Gold prices extended their rebound as the dollar slipped toward two-week lows and investors scaled back expectations of Fed hikes. Spot gold rose 0.3% to $4,186.80/oz, while gold futures jumped 1.8% to $4,199.75/oz, driven by a weak nonfarm payrolls print. Still, gains look capped by the risk of sticky U.S. inflation keeping the Fed hawkish, with this week’s release of June meeting minutes likely to shape the rate path.

Analysis

The market mechanism here is real-yield repricing, not a pure commodities story. If investors are now pricing fewer hikes, the immediate winner is bullion and the higher-beta miners, while the second-order loser is the dollar-sensitive revenue base across industrial metals and energy-linked inflation hedges.

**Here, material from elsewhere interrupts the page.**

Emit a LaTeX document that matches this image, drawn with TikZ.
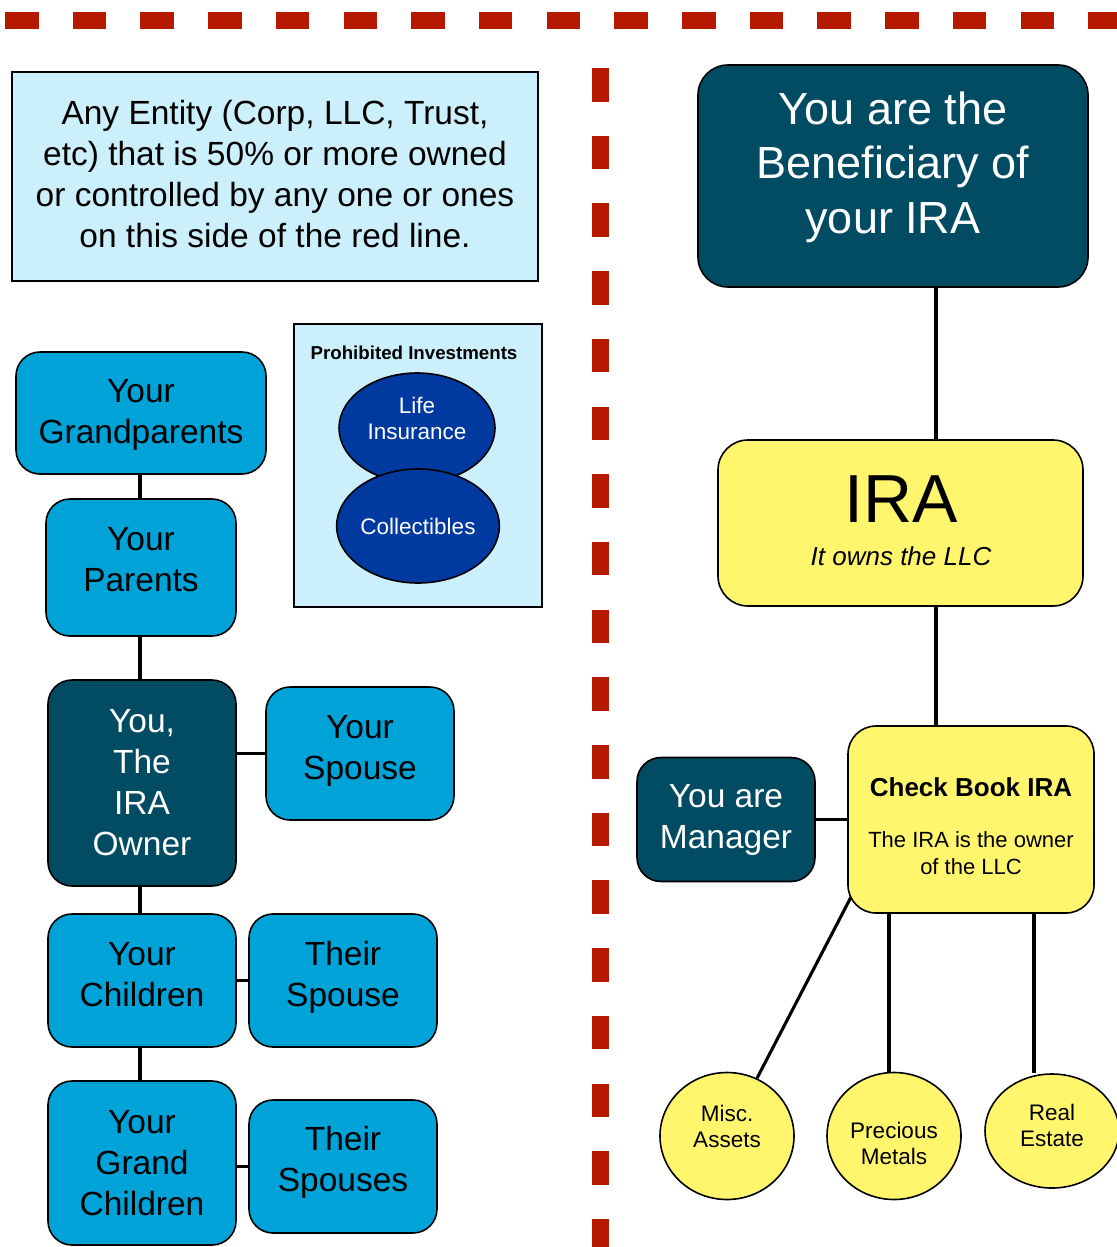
\documentclass[tikz,border=0pt]{standalone}
\usepackage{fontspec}
\setmainfont{Liberation Sans}
\usetikzlibrary{shapes.geometric,backgrounds}
\definecolor{darkteal}{RGB}{2,76,99}
\definecolor{boxblue}{RGB}{0,163,216}
\definecolor{palecyan}{RGB}{204,239,252}
\definecolor{navyfill}{RGB}{0,58,160}
\definecolor{ylw}{RGB}{255,246,110}
\definecolor{redline}{RGB}{181,26,0}
\tikzset{
 every node/.style={inner sep=0pt, align=center},
 boxbase/.style={draw=black, line width=1.6pt, rounded corners=24pt},
 famtxt/.style={font=\fontsize{33.5}{41}\selectfont, text=black},
 owntxt/.style={font=\fontsize{33.5}{41}\selectfont, text=white},
 fam/.style={boxbase, fill=boxblue, famtxt},
 own/.style={boxbase, fill=darkteal, owntxt},
 yel/.style={boxbase, fill=ylw, text=black, rounded corners=30pt},
 note/.style={draw=black, line width=1.6pt, fill=palecyan},
 smalltxt/.style={font=\fontsize{22.5}{26}\selectfont},
 proh/.style={ellipse, draw=black, line width=1.6pt, fill=navyfill, text=white, smalltxt},
 asset/.style={ellipse, draw=black, line width=1.6pt, fill=ylw, text=black, smalltxt},
 assettxt/.style={smalltxt, text=black},
 conn/.style={draw=black, line width=3.1pt},
 redrule/.style={draw=redline, line width=17pt, dash pattern=on 33.5pt off 34.2pt},
}
\begin{document}
\begin{tikzpicture}[x=1pt,y=-1pt]
\useasboundingbox (0,0) rectangle (1116,1247);

% left side: entity note
\node[note, minimum width=526, minimum height=209,
  label={[font=\fontsize{33.5}{41.2}\selectfont, text=black, yshift=2.5pt]center:Any Entity (Corp, LLC, Trust,\\etc) that is 50\% or more owned\\or controlled by any one or ones\\on this side of the red line.}] (entity) at (275,176.5) {};

% prohibited investments
\node[note, minimum width=248, minimum height=283] (prohbox) at (418,465.5) {};
\node[font=\bfseries\fontsize{18.7}{22}\selectfont] (prohtitle) at (414,353) {Prohibited Investments};
\node[proh, minimum width=156, minimum height=110,
  label={[smalltxt, text=white, yshift=10pt]center:Life\\Insurance}] (life) at (417,428) {};
\node[proh, minimum width=160, minimum height=114] (coll) at (418,526) {Collectibles};

% family tree
\node[fam, minimum width=250, minimum height=122,
  label={[famtxt, yshift=-2pt]center:Your\\Grandparents}] (gp) at (141,413) {};
\node[fam, minimum width=190, minimum height=137,
  label={[famtxt, yshift=8pt]center:Your\\Parents}] (par) at (141,567.5) {};
\node[own, minimum width=188, minimum height=206] (you) at (142,783) {You,\\The\\IRA\\Owner};
\node[fam, minimum width=188, minimum height=133,
  label={[famtxt, yshift=3pt]center:Your\\Spouse}] (sp) at (360,753.5) {};
\node[fam, minimum width=188, minimum height=133,
  label={[famtxt, yshift=6pt]center:Your\\Children}] (ch) at (142,980.5) {};
\node[fam, minimum width=188, minimum height=133,
  label={[famtxt, yshift=3pt]center:Their\\Spouse}] (tsp) at (343,980.5) {};
\node[fam, minimum width=188, minimum height=164] (gc) at (142,1163) {Your\\Grand\\Children};
\node[fam, minimum width=188, minimum height=133,
  label={[famtxt, yshift=4pt]center:Their\\Spouses}] (tsps) at (343,1166.5) {};

% right side
\node[own, minimum width=390, minimum height=222, rounded corners=30pt,
  label={[font=\fontsize{45}{54.5}\selectfont, text=white, yshift=9pt]center:You are the\\Beneficiary of\\your IRA}] (ben) at (893,176) {};
\node[yel, minimum width=365, minimum height=166] (ira) at (900.5,523) {};
\node[font=\fontsize{68}{70}\selectfont] (iratitle) at (901,499) {IRA};
\node[font=\itshape\fontsize{26}{30}\selectfont] (irasub) at (901,556) {It owns the LLC};

\node[yel, minimum width=246, minimum height=187, rounded corners=28pt] (cb) at (971,819.5) {};
\node[font=\bfseries\fontsize{26}{30}\selectfont] (cbtitle) at (971,787) {Check Book IRA};
\node[font=\fontsize{22}{27}\selectfont] (cbbody) at (971,853.5) {The IRA is the owner\\of the LLC};

\node[own, minimum width=178, minimum height=124] (mgr) at (726,819.5) {You are\\Manager};

\node[asset, minimum width=134, minimum height=127,
  label={[assettxt, yshift=10pt]center:Misc.\\Assets}] (misc) at (727,1136) {};
\node[asset, minimum width=134, minimum height=127,
  label={[assettxt, yshift=-7pt]center:Precious\\Metals}] (prec) at (894,1136) {};
\node[asset, minimum width=134, minimum height=114,
  label={[assettxt, yshift=6pt]center:Real\\Estate}] (real) at (1052,1131) {};

\coordinate (lefttrunk) at (140,0);
\coordinate (trunk) at (936,0);
\coordinate (pmx) at (889,0);
\coordinate (rex) at (1034,0);
\coordinate (cbmisc) at (851,897);

\begin{scope}[on background layer]
  \draw[redrule] (5,20.5) -- (1150,20.5);
  \draw[redrule] (600.5,68) -- (600.5,1270);
  \draw[conn] (gp.south -| lefttrunk) -- (par.north -| lefttrunk);
  \draw[conn] (par.south -| lefttrunk) -- (you.north -| lefttrunk);
  \draw[conn] (you.south -| lefttrunk) -- (ch.north -| lefttrunk);
  \draw[conn] (ch.south -| lefttrunk) -- (gc.north -| lefttrunk);
  \draw[conn] (sp.west -| you.east) -- (sp.west);
  \draw[conn] (tsp.west -| ch.east) -- (tsp.west);
  \draw[conn] (tsps.west -| gc.east) -- (tsps.west);
  \draw[conn] (ben.south -| trunk) -- (ira.north -| trunk);
  \draw[conn] (ira.south -| trunk) -- (cb.north -| trunk);
  \draw[conn] (mgr.east) -- (mgr.east -| cb.west);
  \draw[conn] (misc) -- (cbmisc);
  \draw[conn] (cb.south -| pmx) -- (prec.north -| pmx);
  \draw[conn] (cb.south -| rex) -- (real.north -| rex);
\end{scope}
\end{tikzpicture}
\end{document}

The move is likely tactical unless upcoming inflation prints confirm a durable disinflation trend; otherwise gold can fade quickly because the opportunity cost of holding it is still anchored to policy rates. For the named banks, the signal is weak and mostly indirect. A softer rate path can relieve funding pressure at the margin, but for regional lenders it also tends to flatten the curve and cap asset-yield expansion, so the net effect depends on whether this is a growth scare or a benign disinflation trade. If the next leg lower in rates comes from weaker labor demand, credit costs become the real risk and can overwhelm any NIM benefit. The contrarian risk is that the current bounce in gold is being treated as a new trend when it may just be a short-covering response to a payroll miss. The catalyst path matters: hawkish Fed minutes or a hot CPI would reverse the move within days, while a softer inflation sequence would extend it over 1-3 months. For CBSU and OZK specifically, this is not yet a standalone trade signal; the better watch item is the curve and TIPS, not spot gold.